For the Eagles, slow starts this season have been as customary as a commuter's morning stop at Wawa. So despite a 28-14 halftime deficit, a comeback was not out of the question because of their previous third-quarter success (entering Sunday, they outscored opponents by 40 points). But the Bucs' 15-play, 80-yard touchdown drive to open the second half drained almost 10 minutes off the clock.
Every time the Eagles were on the verge of stopping the Bucs offense, it extended the drive. Despite four penalties (a fifth was offset by a Philadelphia penalty), four third downs and three runs for a loss or no gain, the Bucs scored anyway and moved their chances of winning from 88.2 percent before the drive to 99.2 percent after. According to Pro Football Reference, the Bucs are the first team since the 2008 Cleveland Browns to score a touchdown on a drive in which it committed at least four penalties.

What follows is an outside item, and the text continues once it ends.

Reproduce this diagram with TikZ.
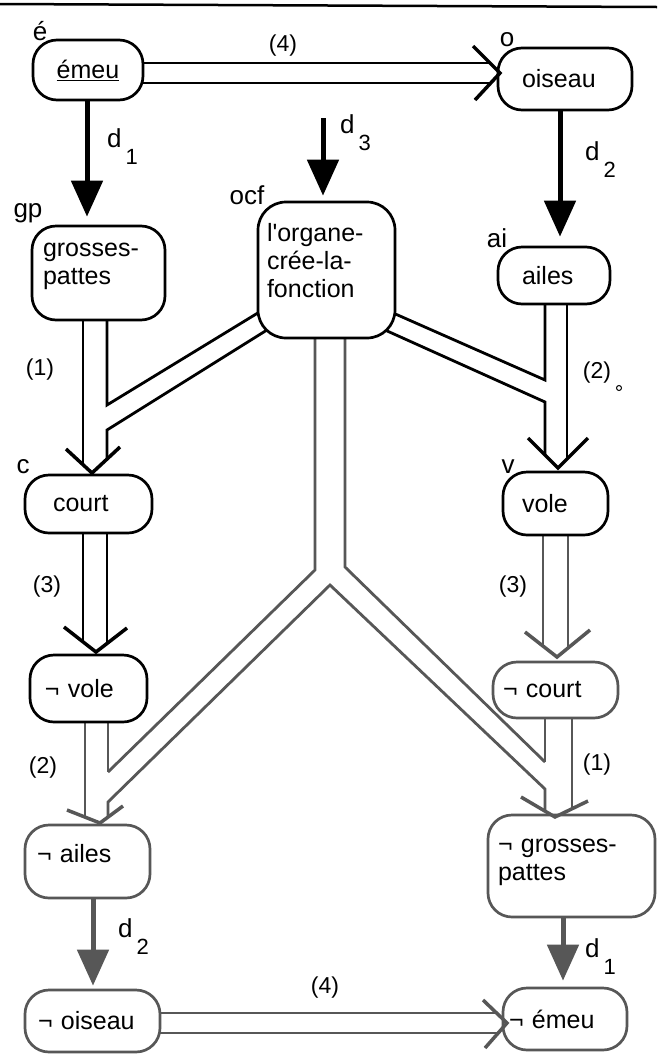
\documentclass[tikz,border=0pt]{standalone}
\usepackage{fontspec}
\setmainfont{Liberation Sans}
\usetikzlibrary{arrows.meta,backgrounds,calc}
\definecolor{gry}{gray}{0.34}
\newcommand\dsub[1]{d\hspace{4pt}\raisebox{-17pt}{\fontsize{22}{22}\selectfont #1}}
\newcommand\dn[1]{\rule[-#1]{0pt}{#1}}
\begin{document}
\begin{tikzpicture}[x=1pt,y=-1pt,
  every node/.style={font=\fontsize{25}{28}\selectfont},
  bx/.style={draw, line width=2.7pt, rounded corners=24pt, fill=white, inner ysep=0pt, align=left},
  gbx/.style={bx, draw=gry},
  lbl/.style={inner sep=0pt, font=\fontsize{26}{26}\selectfont},
  num/.style={inner sep=0pt, font=\fontsize{23}{23}\selectfont},
  sl/.style={line width=2.8pt, line join=miter},
  gl/.style={sl, draw=gry},
  arm/.style={line width=3.5pt, line join=miter},
  garm/.style={arm, draw=gry},
  darr/.style={line width=5pt, -{Triangle[length=36pt,width=31pt]}},
  gdarr/.style={darr, draw=gry, fill=gry},
]
\useasboundingbox (0,0) rectangle (657,1061);

% boxes
\node[bx, align=center, minimum width=110pt, minimum height=60pt, inner xsep=0pt] (emeu) at (88,70) {\underline{émeu}};
\node[bx, text width=86pt, inner xsep=24pt, minimum height=62pt] (ois) at (565,79) {oiseau};
\node[bx, text width=111pt, inner xsep=11pt, minimum height=94pt] (gp) at (98.5,273) {grosses-\\pattes\dn{18pt}};
\node[bx, rounded corners=28pt, text width=119pt, inner xsep=9pt, minimum height=136pt] (ocf) at (326.5,270) {l\textquotesingle organe-\\crée-la-\\fonction\dn{19pt}};
\node[bx, text width=64pt, inner xsep=24pt, minimum height=57pt] (ai) at (554,275.5) {ailes};
\node[bx, text width=71pt, inner xsep=28pt, minimum height=58pt] (court) at (88.5,504) {court};
\node[bx, text width=67pt, inner xsep=19pt, minimum height=63pt] (vole) at (555.5,503.5) {vole};
\node[bx, text width=87pt, inner xsep=15pt, minimum height=67pt] (nvole) at (88.5,688.5) {¬ vole};
\node[gbx, text width=105pt, inner xsep=10pt, minimum height=56pt] (ncourt) at (555.5,690) {¬ court};
\node[gbx, text width=101pt, inner xsep=12pt, minimum height=73pt] (nailes) at (87.5,861.5) {¬ ailes\dn{17pt}};
\node[gbx, text width=147pt, inner xsep=10pt, minimum height=102pt] (ngp) at (571.5,866) {¬ grosses-\\pattes\dn{13pt}};
\node[gbx, text width=109pt, inner xsep=13pt, minimum height=62pt] (noiseau) at (92.5,1021) {¬ oiseau};
\node[gbx, text width=112pt, inner xsep=6pt, minimum height=62pt] (nemeu) at (565,1019) {¬ émeu};

% streams (double lines) under the boxes
\begin{pgfonlayer}{background}
\fill[white] (0,0) rectangle (657,1061);
\draw[line width=2.5pt] (0,4) -- (657,7);
% (4) top
\draw[sl] (100,63) -- (490,63);
\draw[sl] (100,83) -- (490,83);
% gp + ocf -> court
\draw[sl] (83,300) -- (83,465);
\draw[sl] (107,300) -- (107,405) -- (275,302.5);
\draw[sl] (290,315.6) -- (107,430) -- (107,459);
% ailes + ocf -> vole
\draw[sl] (567,290) -- (567,459);
\draw[sl] (545,290) -- (545,380) -- (375,305);
\draw[sl] (365,321) -- (545,402) -- (545,455);
% court -> nvole
\draw[sl] (83,520) -- (83,642);
\draw[sl] (107,520) -- (107,643.5);
% vole -> ncourt
\draw[gl] (543,520) -- (543,646);
\draw[gl] (568,520) -- (568,648);
% ocf stem and branches
\draw[gl] (315,320) -- (315,570) -- (108,772);
\draw[gl] (345,320) -- (345,567) -- (545,762);
\draw[gl] (108,817) -- (108,802) -- (330,585) -- (545,789) -- (545,811);
% nvole -> nailes
\draw[gl] (85,710) -- (85,817);
\draw[gl] (108,710) -- (108,772);
% ncourt -> ngp
\draw[gl] (545,705) -- (545,762);
\draw[gl] (572,705) -- (572,809);
% (4) bottom
\draw[gl] (150,1013) -- (496.6,1013);
\draw[gl] (150,1033) -- (498,1033);
\end{pgfonlayer}

% open arrow heads
\draw[arm] (473,46) -- (500,73) -- (475,100);
\draw[arm] (66,449) -- (92,473) -- (120,447);
\draw[arm] (528,438) -- (558,468) -- (588,438);
\draw[arm] (64,627) -- (96,652) -- (127,628);
\draw[garm] (525,632) -- (557,657) -- (590,630);
\draw[garm] (67,810) -- (100,823) -- (123,806);
\draw[garm] (521,797) -- (555,817) -- (588,801);
\draw[garm] (483,1000) -- (507,1023) -- (485,1048);

% default arrows
\coordinate (d3s) at (323,118);
\draw[darr] ($(emeu.south)+(-1,0)$) -- ($(gp.north)+(-11.5,-8)$);
\draw[darr] ($(ois.south)+(-5,0)$) -- ($(ai.north)+(6,-9)$);
\draw[darr] (d3s) -- ($(ocf.north)+(-3.5,-5)$);
\draw[gdarr] ($(nailes.south)+(5.5,0)$) -- ($(noiseau.north)+(0.5,-3)$);
\draw[gdarr] ($(ngp.south)+(-8.5,0)$) -- ($(nemeu.north)+(-2,-6)$);

% labels
\node[lbl] (le) at (40,31) {é};
\node[num] (l4a) at (283,46) {(4)};
\node[lbl] (lo) at (507,40) {o};
\node[lbl, anchor=base west] (ld1) at (107,147) {\dsub{1}};
\node[lbl] (lgp) at (28,213) {gp};
\node[lbl] (locf) at (247,195) {ocf};
\node[lbl, anchor=base west] (ld3) at (340,133) {\dsub{3}};
\node[lbl, anchor=base west] (ld2) at (585,160) {\dsub{2}};
\node[lbl] (lai) at (497,238) {ai};
\node[num] (l1a) at (40,370) {(1)};
\node[num] (l2a) at (597,373) {(2)};
\draw[line width=1pt] (619,388) circle[radius=2.5pt];
\node[lbl] (lc) at (23,467) {c};
\node[lbl] (lv) at (508,467) {v};
\node[num] (l3a) at (47,587) {(3)};
\node[num] (l3b) at (513,587) {(3)};
\node[num] (l2b) at (43,768) {(2)};
\node[num] (l1b) at (597,765) {(1)};
\node[lbl, anchor=base west] (ld2b) at (118,937) {\dsub{2}};
\node[lbl, anchor=base west] (ld1b) at (585,957) {\dsub{1}};
\node[num] (l4b) at (325,988) {(4)};
\end{tikzpicture}
\end{document}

"The opening drive in that third quarter, you could just see how good our team can be," Winston said. "And you (could) see how we just kept overcoming adversity. Games before that, if we had a penalty, we'd be like, 'Oh, man. It's a penalty. We've got to move back.' But we overcame adversity. We had big guys step up when we needed them to step up. We persevered."